Damien swallowed the bile rising in his throat. "I'll think about it."
He turned on his heel and left the room before he did something he couldn't take back. For all the Mastersons' carefully cultivated image of upper-class elegance and familial warmth—the saccharine smiles at social events, the whispers of being a "close-knit" household—it was becoming painfully clear that it was all a carefully choreographed lie. And strangely, they weren't even trying to uphold the charade in front of him.
There had been no attempt to feign concern for Alex's absence. No offhand comments laced with affection or worry. Just silence. A heavy, deliberate silence. As if Alex's presence—or absence—meant nothing at all.
Any illusion Damien might've had about Alex being the cherished youngest child—the emotionally indulged beta protected by his powerful family—shattered like glass. What he saw now was something far uglier: emotional neglect so normalized it had become wallpaper, familial cruelty dressed in designer suits.
And yet... in a strange, bitter way, Damien was grateful.
Grateful that the masks had slipped so easily. Grateful they hadn't bothered to hide their true faces from him. Because now, at last, he could see things as they were. Not just about the Mastersons, but about Alex.
Alex hadn't been pampered. He'd been ignored. Overlooked. Minimized.
The bruises Damien had left on Alex's heart weren't the first.
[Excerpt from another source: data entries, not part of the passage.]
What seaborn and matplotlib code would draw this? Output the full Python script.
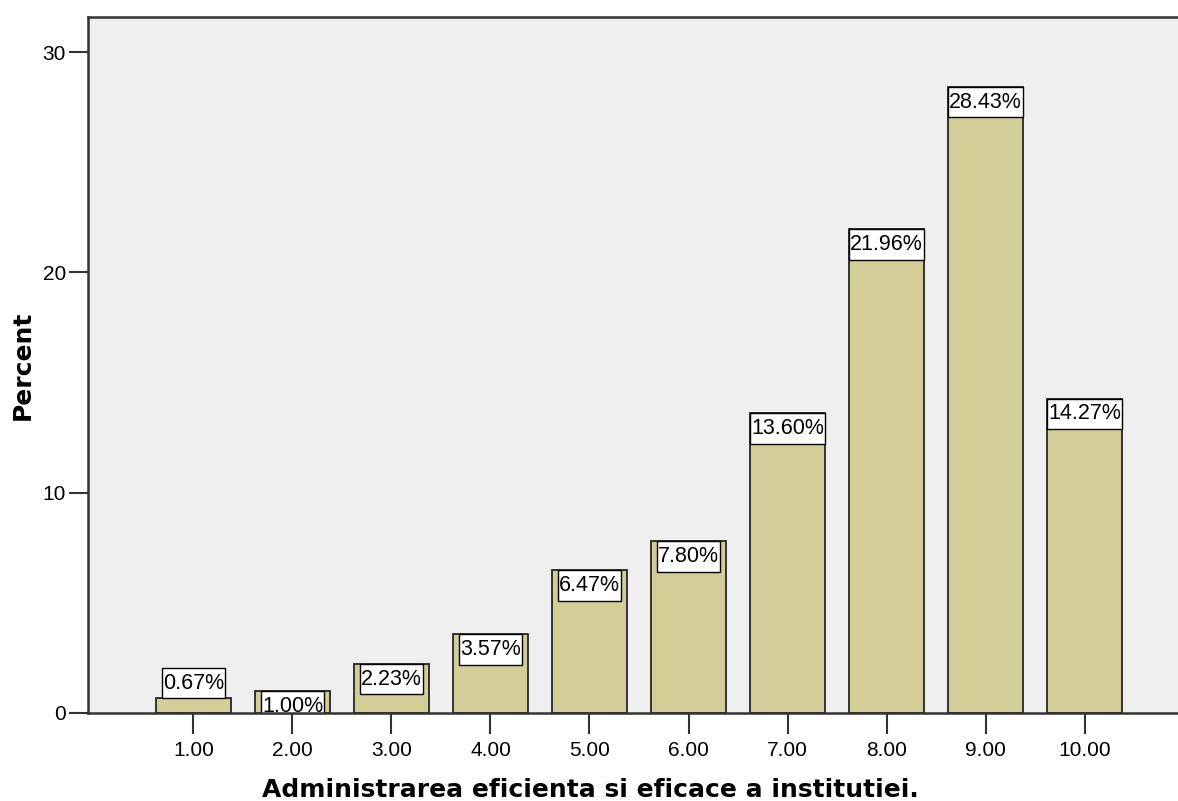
import matplotlib
matplotlib.use("Agg")
import matplotlib.pyplot as plt
from matplotlib.path import Path
import seaborn as sns
import pandas as pd

# Frequency distribution (percent of respondents) for each rating
categories = ["1.00", "2.00", "3.00", "4.00", "5.00",
              "6.00", "7.00", "8.00", "9.00", "10.00"]
percents = [0.67, 1.00, 2.23, 3.57, 6.47, 7.80, 13.60, 21.96, 28.43, 14.27]
y_ticks = [0, 10, 20, 30]
x_title = "Administrarea eficienta si eficace a institutiei."
y_title = "Percent"

LABEL_SIZE = 15.5
PAD_X, PAD_Y = 0.06, 0.22  # fractions of the label font size


def label_box(x0, y0, width, height, mutation_size):
    """Rectangular box with separate horizontal and vertical padding."""
    px, py = PAD_X * mutation_size, PAD_Y * mutation_size
    x0, x1 = x0 - px, x0 + width + px
    y0, y1 = y0 - py, y0 + height + py
    return Path([(x0, y0), (x1, y0), (x1, y1), (x0, y1), (x0, y0)],
                closed=True)


sns.set_theme(style="ticks")
plt.rcParams["font.family"] = ["Liberation Sans", "DejaVu Sans"]

W, H = 1178, 801
fig = plt.figure(figsize=(W / 100, H / 100), dpi=100)
fig.patch.set_facecolor("white")
ax = fig.add_axes([88 / W, 88 / H, 1102 / W, 696 / H])
ax.set_facecolor("#EFEFEF")

df = pd.DataFrame({"rating": categories, "percent": percents})
sns.barplot(data=df, x="rating", y="percent", color="#D3CE97", saturation=1,
            width=0.76, edgecolor="#262626", linewidth=1.3, ax=ax, zorder=2)

# value boxes: inside the top of each bar, above it when the bar is too short
for patch, v in zip(ax.patches, percents):
    cx = patch.get_x() + patch.get_width() / 2
    above = v < 1
    off = PAD_Y * LABEL_SIZE
    ann = ax.annotate(f"{v:.2f}%", (cx, v),
                      xytext=(0, off if above else -off),
                      textcoords="offset points",
                      ha="center", va="bottom" if above else "top",
                      fontsize=LABEL_SIZE, color="black", zorder=4,
                      bbox=dict(boxstyle=label_box, fc="white",
                                ec="black", lw=1.0))
    ann.set_clip_on(True)
    box = ann.get_bbox_patch()
    box.set_clip_box(ax.bbox)
    box.set_clip_on(True)

ax.set_xlim(-1.065, 10.065)
ax.set_ylim(0, 31.6)
ax.set_yticks(y_ticks)
ax.set_yticklabels([str(t) for t in y_ticks])

for side in ["left", "right", "top", "bottom"]:
    ax.spines[side].set_visible(True)
    ax.spines[side].set_color("#333333")
    ax.spines[side].set_linewidth(1.8)
    ax.spines[side].set_zorder(5)

ax.tick_params(axis="x", length=15, width=1.5, pad=5, labelsize=15,
               color="#333333", labelcolor="black")
ax.tick_params(axis="y", length=14, width=1.5, pad=2, labelsize=15,
               color="#333333", labelcolor="black")

ax.set_xlabel(x_title, fontfamily="DejaVu Sans", fontweight="bold",
              fontsize=18, color="black", va="baseline")
ax.xaxis.set_label_coords(0.4555, -0.1207)
ax.set_ylabel(y_title, fontfamily="DejaVu Sans", fontweight="bold",
              fontsize=18, color="black", va="center")
ax.yaxis.set_label_coords(-0.059, 0.5)

fig.savefig("out.png", dpi=100)
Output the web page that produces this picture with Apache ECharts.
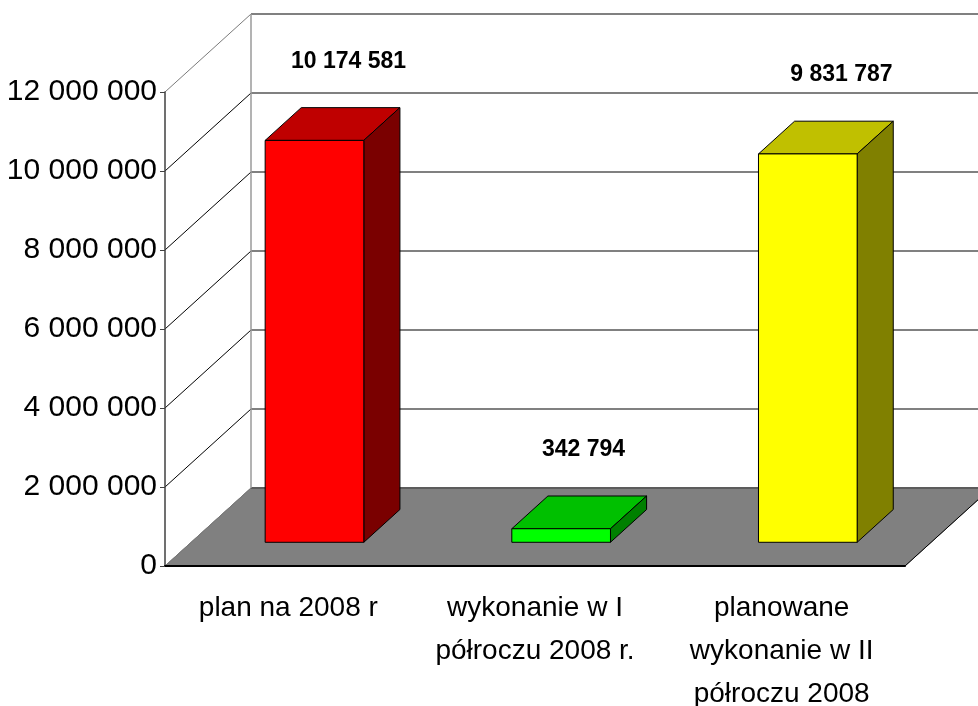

They were just layered over years of emotional neglect, of being treated like less—by the very people who should have protected him.
And what had Damien done?
He'd treated Alex like a pawn too. Someone he could use to hurt the Mastersons. He'd seduced him, thinking he was taking a piece off the board. And now that he saw the truth, it made his stomach churn.
"What have I done?" he whispered into the dark.
He sat down heavily on the edge of the bed, running a hand through his hair. Maybe Alex would never forgive him. Maybe he didn't deserve it.
But Damien wasn't going to walk away from this. He would try to make up for his mistakes as much as he could.